*Stored data*.
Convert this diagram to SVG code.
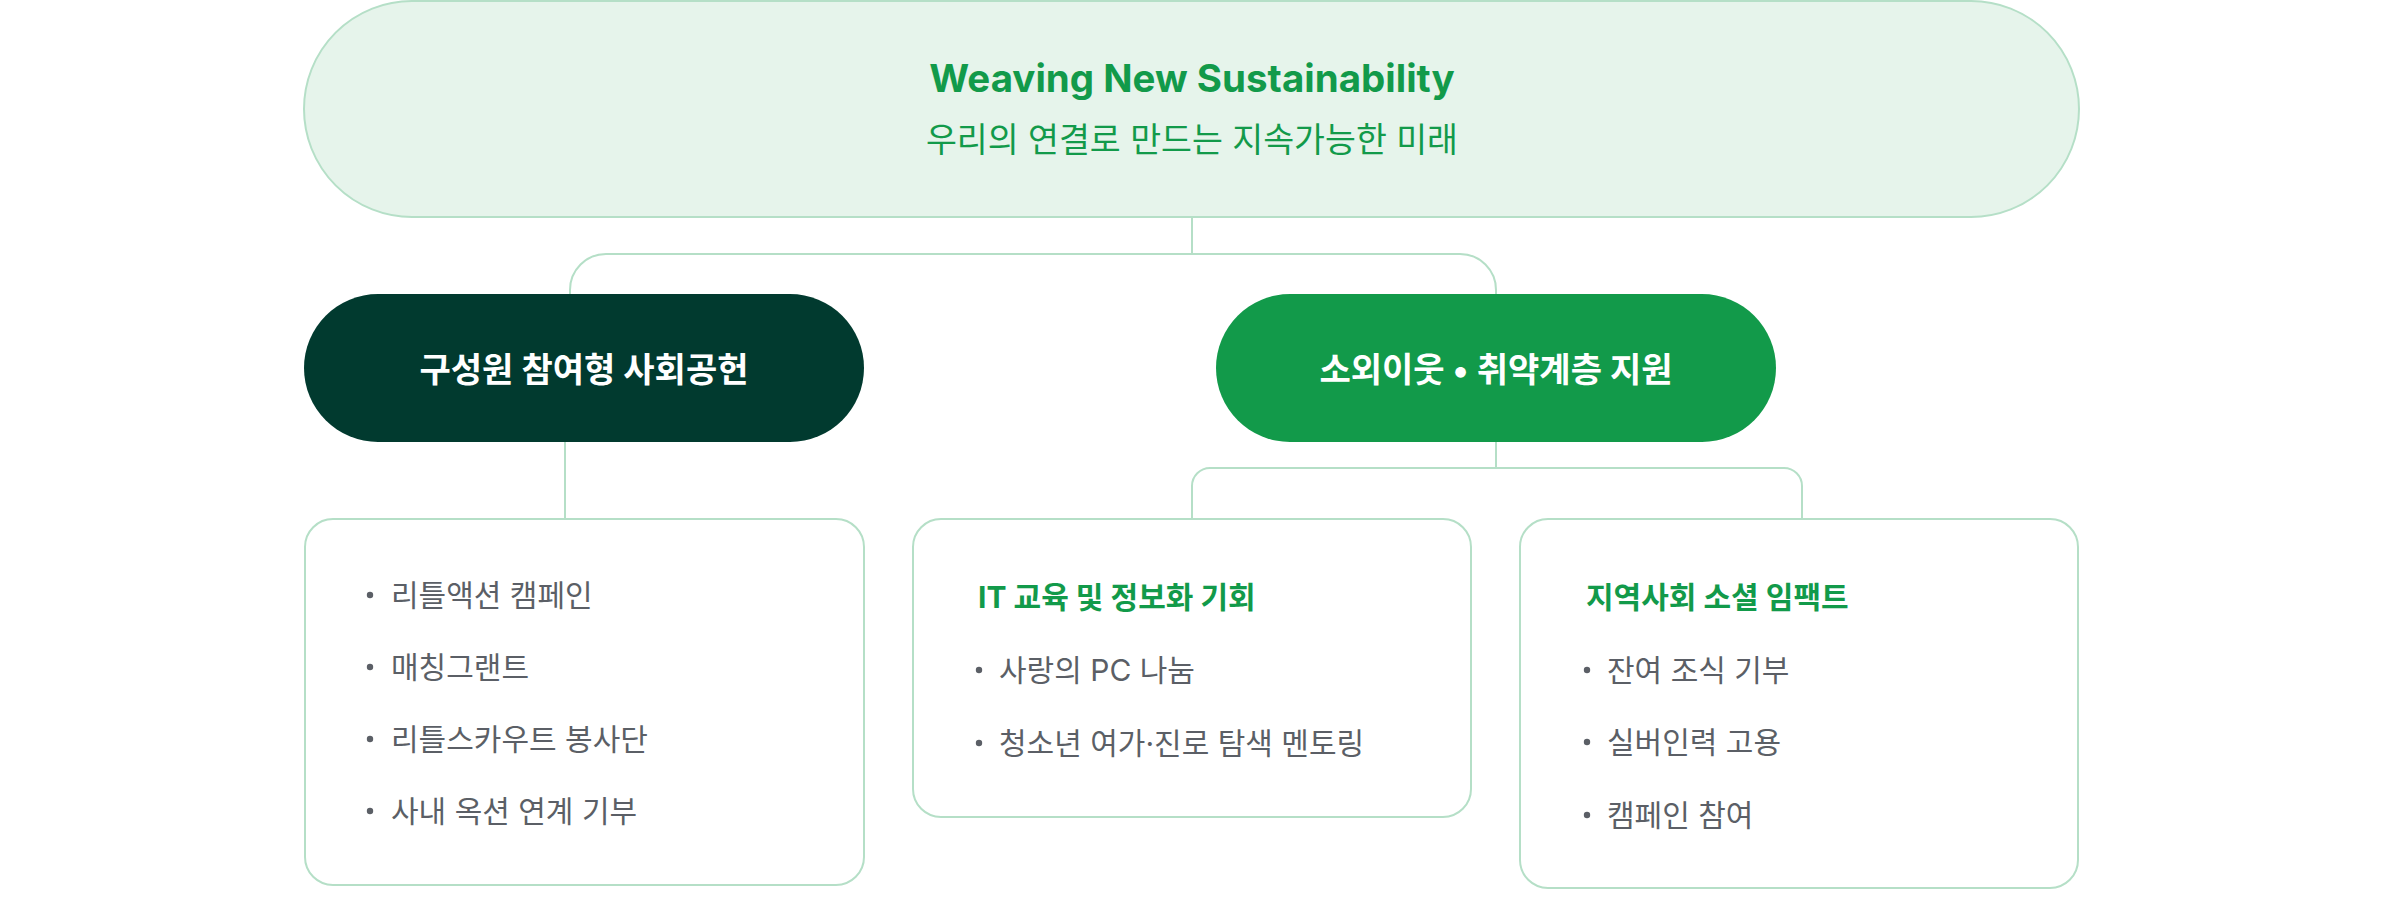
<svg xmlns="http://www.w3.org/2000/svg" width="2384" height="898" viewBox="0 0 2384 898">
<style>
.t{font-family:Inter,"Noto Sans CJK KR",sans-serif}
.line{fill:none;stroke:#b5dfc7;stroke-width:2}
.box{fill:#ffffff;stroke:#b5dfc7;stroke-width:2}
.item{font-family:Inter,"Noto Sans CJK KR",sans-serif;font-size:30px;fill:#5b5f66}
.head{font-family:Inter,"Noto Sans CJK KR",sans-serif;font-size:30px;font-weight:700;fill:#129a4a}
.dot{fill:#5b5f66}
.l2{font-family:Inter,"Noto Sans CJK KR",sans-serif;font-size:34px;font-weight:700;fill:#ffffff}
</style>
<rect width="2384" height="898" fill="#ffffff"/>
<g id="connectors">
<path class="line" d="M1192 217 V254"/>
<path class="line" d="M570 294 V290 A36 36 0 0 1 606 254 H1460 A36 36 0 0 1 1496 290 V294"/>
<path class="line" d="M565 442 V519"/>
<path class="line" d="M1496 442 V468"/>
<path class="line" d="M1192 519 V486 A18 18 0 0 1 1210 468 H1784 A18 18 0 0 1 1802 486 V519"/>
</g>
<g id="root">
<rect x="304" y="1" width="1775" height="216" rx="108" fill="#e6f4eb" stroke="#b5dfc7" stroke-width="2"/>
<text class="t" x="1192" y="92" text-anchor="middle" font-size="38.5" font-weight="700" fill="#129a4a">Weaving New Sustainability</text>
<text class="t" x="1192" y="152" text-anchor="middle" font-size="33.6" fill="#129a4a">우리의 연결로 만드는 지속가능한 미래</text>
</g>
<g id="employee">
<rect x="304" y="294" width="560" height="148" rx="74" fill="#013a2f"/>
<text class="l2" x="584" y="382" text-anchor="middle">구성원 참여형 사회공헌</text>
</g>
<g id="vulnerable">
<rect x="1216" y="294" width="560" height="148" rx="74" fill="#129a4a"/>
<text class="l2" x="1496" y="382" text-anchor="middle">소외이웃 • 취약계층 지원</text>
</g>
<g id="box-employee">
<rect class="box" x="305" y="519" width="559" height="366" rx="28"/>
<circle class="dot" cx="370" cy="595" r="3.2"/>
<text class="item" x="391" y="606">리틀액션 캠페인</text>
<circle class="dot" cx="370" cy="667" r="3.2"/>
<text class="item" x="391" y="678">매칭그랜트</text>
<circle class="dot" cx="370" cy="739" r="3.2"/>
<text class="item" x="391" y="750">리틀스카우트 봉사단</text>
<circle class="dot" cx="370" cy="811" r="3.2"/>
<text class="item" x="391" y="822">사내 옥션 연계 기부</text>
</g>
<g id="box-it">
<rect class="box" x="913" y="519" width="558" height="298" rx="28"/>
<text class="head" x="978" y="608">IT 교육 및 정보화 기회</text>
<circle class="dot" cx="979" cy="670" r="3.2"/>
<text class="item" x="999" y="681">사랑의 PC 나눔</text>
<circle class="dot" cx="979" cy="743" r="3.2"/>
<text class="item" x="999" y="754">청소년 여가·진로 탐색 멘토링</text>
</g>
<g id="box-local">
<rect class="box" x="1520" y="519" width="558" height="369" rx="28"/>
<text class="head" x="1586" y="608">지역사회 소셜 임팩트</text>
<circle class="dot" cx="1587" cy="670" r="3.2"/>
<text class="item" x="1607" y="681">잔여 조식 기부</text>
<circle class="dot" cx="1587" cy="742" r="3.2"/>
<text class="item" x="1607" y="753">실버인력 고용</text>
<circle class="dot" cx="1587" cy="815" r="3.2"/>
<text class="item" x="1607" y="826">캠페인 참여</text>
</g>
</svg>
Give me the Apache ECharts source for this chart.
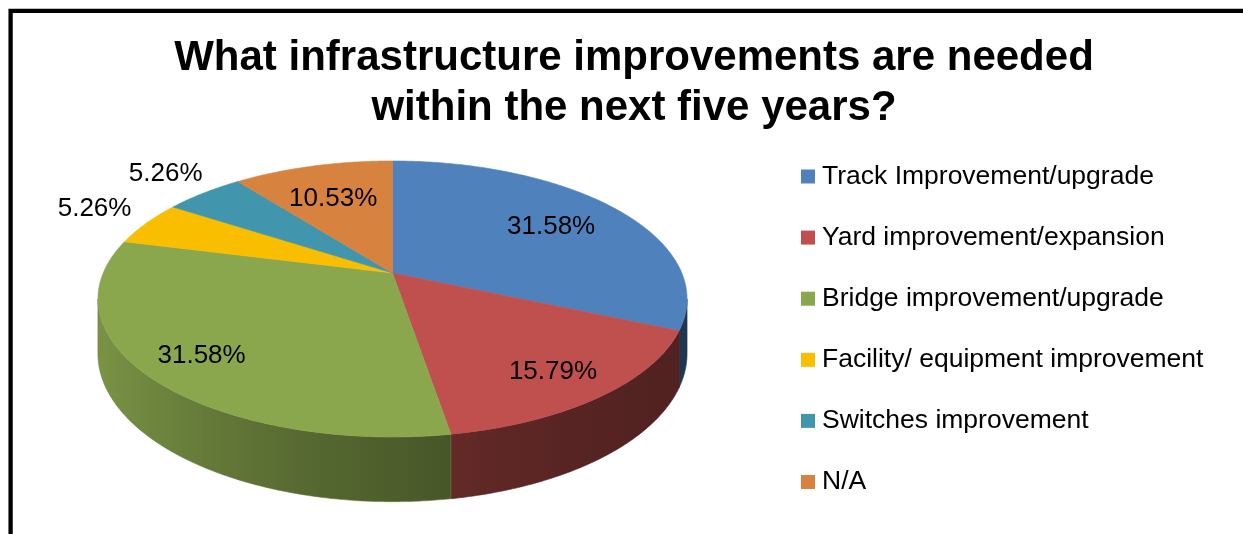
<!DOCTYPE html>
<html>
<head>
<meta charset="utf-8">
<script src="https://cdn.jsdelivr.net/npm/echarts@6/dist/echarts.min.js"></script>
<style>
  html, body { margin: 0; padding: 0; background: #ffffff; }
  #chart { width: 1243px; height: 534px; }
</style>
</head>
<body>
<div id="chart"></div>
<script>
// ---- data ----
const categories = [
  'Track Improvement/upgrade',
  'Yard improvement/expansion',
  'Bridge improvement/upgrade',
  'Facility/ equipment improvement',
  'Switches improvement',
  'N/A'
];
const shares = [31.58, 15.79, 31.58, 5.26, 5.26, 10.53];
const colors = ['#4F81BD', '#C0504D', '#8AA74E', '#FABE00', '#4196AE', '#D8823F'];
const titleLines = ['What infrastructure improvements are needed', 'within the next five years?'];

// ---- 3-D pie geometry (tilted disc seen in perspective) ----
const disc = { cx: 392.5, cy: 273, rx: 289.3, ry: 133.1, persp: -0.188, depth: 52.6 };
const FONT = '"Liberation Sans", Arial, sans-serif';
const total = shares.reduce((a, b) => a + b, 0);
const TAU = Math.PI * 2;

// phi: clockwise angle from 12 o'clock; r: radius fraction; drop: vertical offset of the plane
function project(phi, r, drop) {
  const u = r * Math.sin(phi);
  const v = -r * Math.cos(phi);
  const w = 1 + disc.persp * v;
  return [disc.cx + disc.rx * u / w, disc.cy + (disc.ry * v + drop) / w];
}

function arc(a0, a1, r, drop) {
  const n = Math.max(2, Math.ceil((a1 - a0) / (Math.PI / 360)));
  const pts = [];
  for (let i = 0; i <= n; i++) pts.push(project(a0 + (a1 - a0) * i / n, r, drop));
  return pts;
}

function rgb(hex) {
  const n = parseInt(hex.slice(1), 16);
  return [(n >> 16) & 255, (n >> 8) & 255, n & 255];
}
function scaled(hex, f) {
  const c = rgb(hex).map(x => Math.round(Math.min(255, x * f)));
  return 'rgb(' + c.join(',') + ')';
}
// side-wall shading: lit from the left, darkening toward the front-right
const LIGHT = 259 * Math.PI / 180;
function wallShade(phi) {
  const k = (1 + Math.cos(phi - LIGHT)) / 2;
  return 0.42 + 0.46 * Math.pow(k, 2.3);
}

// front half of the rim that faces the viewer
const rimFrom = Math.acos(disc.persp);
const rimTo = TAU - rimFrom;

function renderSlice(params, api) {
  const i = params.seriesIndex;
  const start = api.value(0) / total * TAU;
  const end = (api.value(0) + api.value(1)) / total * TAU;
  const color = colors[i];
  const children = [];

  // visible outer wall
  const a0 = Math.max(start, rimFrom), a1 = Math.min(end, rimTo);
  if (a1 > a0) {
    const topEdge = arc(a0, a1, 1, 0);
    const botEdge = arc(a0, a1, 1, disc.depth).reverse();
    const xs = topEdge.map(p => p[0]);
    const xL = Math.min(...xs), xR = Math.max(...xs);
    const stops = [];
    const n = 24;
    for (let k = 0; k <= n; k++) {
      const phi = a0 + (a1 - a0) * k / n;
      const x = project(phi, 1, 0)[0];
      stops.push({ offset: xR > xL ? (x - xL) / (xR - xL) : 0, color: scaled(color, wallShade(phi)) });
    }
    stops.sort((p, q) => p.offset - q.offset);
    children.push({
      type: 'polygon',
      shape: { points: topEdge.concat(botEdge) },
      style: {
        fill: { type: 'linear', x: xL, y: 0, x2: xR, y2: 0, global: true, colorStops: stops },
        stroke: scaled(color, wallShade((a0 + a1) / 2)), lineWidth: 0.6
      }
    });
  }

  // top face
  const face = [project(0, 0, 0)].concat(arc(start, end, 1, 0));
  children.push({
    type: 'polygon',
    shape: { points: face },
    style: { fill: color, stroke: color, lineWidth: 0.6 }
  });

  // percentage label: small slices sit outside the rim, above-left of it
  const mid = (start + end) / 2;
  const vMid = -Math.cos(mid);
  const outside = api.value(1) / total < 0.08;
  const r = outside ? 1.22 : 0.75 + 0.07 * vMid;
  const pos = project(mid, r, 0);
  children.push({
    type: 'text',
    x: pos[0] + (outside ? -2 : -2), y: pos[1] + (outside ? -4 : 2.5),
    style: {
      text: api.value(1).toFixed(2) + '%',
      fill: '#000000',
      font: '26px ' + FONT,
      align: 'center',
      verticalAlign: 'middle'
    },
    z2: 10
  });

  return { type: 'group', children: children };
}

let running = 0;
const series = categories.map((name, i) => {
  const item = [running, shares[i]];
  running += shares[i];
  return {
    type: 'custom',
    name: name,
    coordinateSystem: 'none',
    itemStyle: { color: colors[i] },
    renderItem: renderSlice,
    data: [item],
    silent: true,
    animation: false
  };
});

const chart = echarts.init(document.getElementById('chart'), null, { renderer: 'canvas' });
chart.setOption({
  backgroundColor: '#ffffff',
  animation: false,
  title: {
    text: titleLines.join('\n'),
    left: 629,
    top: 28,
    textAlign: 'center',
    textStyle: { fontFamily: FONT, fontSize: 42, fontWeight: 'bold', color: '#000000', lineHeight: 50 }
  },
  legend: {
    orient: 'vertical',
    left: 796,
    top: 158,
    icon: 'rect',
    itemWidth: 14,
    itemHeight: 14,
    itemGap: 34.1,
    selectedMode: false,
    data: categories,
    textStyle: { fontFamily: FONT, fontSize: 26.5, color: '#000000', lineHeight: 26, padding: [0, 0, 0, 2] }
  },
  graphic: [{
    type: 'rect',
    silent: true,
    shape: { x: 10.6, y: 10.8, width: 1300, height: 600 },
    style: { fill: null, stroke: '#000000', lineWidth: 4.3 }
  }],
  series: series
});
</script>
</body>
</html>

*Brief*.
In how many lines of the data does the string "this" appear? Give only the number.

*Result of the exercise*.
2